WRITTEN INSTRUCTION: Extract word for word the lines of the listing from its start to the line holding "200, 250, 315];", both ends kept; pictures are not part of the copy.

STORED DATA:
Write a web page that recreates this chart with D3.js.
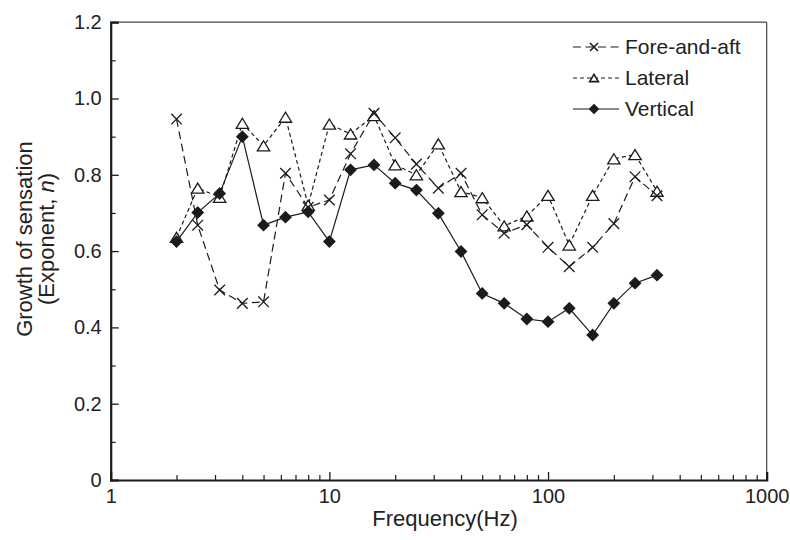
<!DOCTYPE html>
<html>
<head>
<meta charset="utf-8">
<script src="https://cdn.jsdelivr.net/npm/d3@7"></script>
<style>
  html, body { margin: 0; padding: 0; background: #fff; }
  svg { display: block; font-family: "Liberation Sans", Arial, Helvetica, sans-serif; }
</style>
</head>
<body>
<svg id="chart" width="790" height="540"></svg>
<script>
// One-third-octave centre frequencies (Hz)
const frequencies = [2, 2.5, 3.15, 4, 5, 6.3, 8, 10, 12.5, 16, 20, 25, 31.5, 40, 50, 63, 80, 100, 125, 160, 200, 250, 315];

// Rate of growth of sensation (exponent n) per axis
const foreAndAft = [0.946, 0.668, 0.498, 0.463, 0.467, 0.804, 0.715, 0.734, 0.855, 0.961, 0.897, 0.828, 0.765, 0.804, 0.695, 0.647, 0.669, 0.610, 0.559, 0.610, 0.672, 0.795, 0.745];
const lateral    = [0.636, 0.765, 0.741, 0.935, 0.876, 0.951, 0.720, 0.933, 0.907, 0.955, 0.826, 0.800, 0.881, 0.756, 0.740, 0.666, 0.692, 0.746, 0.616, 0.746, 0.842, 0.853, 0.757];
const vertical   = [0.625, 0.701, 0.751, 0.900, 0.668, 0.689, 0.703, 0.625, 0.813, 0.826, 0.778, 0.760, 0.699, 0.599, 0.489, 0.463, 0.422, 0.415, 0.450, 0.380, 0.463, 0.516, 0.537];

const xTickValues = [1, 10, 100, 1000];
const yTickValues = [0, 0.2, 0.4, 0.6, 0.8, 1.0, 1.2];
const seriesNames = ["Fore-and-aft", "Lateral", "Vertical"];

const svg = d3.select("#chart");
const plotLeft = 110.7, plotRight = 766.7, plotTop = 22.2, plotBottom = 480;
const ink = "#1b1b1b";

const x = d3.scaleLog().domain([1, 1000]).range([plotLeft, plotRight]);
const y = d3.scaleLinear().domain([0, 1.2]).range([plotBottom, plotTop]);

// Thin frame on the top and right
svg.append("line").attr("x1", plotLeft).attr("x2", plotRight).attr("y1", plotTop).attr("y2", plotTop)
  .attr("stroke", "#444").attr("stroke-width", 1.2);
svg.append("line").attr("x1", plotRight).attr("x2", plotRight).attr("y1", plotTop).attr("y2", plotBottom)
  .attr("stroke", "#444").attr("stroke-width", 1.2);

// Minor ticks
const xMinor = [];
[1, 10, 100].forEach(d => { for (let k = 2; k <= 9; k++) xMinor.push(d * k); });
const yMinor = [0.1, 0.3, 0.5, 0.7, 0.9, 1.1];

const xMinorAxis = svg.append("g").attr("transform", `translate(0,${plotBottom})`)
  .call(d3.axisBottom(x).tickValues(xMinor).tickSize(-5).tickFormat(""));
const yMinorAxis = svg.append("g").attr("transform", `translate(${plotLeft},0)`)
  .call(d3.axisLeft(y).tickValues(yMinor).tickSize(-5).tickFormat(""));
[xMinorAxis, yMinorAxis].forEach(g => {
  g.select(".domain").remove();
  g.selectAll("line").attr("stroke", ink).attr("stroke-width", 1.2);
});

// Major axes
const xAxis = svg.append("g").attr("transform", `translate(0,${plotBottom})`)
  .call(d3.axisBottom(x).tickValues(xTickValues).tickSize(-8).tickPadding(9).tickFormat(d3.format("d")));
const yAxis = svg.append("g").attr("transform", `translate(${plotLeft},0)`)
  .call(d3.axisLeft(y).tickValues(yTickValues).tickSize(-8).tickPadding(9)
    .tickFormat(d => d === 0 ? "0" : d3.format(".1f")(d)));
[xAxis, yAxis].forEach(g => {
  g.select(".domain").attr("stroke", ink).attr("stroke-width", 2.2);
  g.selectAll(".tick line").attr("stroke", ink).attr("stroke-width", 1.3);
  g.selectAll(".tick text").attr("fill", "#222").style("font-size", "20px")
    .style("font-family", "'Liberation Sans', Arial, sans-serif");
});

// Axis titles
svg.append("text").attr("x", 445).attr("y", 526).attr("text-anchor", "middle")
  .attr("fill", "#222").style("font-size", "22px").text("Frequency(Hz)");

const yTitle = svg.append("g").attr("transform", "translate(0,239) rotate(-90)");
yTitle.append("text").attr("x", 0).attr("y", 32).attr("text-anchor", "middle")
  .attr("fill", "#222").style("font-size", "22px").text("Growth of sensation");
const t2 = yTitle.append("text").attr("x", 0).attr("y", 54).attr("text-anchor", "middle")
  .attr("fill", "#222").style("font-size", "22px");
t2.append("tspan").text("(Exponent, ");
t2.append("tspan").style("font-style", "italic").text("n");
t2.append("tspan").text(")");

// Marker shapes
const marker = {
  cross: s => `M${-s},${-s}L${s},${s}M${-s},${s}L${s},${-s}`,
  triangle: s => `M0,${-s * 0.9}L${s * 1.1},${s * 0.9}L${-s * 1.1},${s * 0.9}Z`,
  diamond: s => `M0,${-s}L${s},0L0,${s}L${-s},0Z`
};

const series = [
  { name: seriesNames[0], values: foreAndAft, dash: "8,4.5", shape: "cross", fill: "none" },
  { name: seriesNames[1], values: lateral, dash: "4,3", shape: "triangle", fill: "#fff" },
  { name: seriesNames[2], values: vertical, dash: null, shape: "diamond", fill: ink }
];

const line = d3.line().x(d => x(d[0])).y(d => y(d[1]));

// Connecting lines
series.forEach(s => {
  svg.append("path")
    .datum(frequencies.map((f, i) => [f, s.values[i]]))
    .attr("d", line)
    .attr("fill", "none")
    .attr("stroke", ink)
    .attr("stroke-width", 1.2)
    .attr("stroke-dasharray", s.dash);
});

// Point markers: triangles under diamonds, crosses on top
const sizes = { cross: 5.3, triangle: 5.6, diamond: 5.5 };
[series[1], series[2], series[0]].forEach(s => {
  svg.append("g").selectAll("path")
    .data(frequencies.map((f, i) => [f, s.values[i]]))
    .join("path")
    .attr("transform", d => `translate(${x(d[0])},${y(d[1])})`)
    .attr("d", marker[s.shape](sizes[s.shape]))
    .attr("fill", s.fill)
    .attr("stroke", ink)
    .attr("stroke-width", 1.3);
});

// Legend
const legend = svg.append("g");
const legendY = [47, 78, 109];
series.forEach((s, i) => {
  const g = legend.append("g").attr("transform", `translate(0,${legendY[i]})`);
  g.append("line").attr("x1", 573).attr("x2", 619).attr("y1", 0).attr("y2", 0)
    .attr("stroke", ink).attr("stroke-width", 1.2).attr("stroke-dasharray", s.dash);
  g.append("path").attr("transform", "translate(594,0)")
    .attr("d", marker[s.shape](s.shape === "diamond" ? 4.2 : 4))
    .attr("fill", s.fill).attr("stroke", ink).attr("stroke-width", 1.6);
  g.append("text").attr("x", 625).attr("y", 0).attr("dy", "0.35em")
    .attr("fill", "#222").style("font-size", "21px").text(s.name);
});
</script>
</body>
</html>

ANSWER TO THIS EXERCISE:
Write a web page that recreates this chart with D3.js.
<!DOCTYPE html>
<html>
<head>
<meta charset="utf-8">
<script src="https://cdn.jsdelivr.net/npm/d3@7"></script>
<style>
  html, body { margin: 0; padding: 0; background: #fff; }
  svg { display: block; font-family: "Liberation Sans", Arial, Helvetica, sans-serif; }
</style>
</head>
<body>
<svg id="chart" width="790" height="540"></svg>
<script>
// One-third-octave centre frequencies (Hz)
const frequencies = [2, 2.5, 3.15, 4, 5, 6.3, 8, 10, 12.5, 16, 20, 25, 31.5, 40, 50, 63, 80, 100, 125, 160, 200, 250, 315];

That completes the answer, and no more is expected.